■ **DATA SEGMENT**
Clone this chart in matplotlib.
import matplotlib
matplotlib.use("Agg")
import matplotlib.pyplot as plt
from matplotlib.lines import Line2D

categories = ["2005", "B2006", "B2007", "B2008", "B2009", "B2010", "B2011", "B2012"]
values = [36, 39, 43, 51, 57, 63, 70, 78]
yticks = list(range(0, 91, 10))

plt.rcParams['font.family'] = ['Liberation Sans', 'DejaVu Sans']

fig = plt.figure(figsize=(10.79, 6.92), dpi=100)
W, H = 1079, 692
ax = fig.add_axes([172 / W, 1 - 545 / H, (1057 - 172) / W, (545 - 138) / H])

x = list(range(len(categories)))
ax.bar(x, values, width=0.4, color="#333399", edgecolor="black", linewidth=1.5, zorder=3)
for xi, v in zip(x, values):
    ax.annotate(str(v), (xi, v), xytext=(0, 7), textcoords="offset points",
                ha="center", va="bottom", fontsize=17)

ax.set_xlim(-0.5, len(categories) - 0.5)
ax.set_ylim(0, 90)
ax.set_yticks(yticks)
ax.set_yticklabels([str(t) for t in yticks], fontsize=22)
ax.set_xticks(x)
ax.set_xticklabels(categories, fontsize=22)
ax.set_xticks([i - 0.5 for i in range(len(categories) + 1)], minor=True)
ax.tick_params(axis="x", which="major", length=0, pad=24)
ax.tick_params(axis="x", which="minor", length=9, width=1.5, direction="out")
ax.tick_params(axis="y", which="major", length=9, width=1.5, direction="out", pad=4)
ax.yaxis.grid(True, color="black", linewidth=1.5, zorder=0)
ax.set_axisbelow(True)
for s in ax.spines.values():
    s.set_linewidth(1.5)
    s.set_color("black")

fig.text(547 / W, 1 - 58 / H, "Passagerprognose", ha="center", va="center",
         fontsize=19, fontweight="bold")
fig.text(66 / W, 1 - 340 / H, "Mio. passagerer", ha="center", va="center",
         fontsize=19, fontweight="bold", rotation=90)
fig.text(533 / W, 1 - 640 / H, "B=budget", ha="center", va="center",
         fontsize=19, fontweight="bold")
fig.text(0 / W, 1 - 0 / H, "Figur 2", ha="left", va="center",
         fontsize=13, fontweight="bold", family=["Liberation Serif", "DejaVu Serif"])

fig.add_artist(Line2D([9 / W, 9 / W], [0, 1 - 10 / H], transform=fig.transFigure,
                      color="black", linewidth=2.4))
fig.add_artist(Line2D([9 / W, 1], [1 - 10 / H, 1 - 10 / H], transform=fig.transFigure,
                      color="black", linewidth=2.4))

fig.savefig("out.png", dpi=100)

■ **WHAT TO DO**
Write out, exactly and with nothing else, the lines of the listing above from its first line through the line with "from matplotlib.lines import Line2D".

■ **OUTPUT FOR THIS EXERCISE**
Clone this chart in matplotlib.
import matplotlib
matplotlib.use("Agg")
import matplotlib.pyplot as plt
from matplotlib.lines import Line2D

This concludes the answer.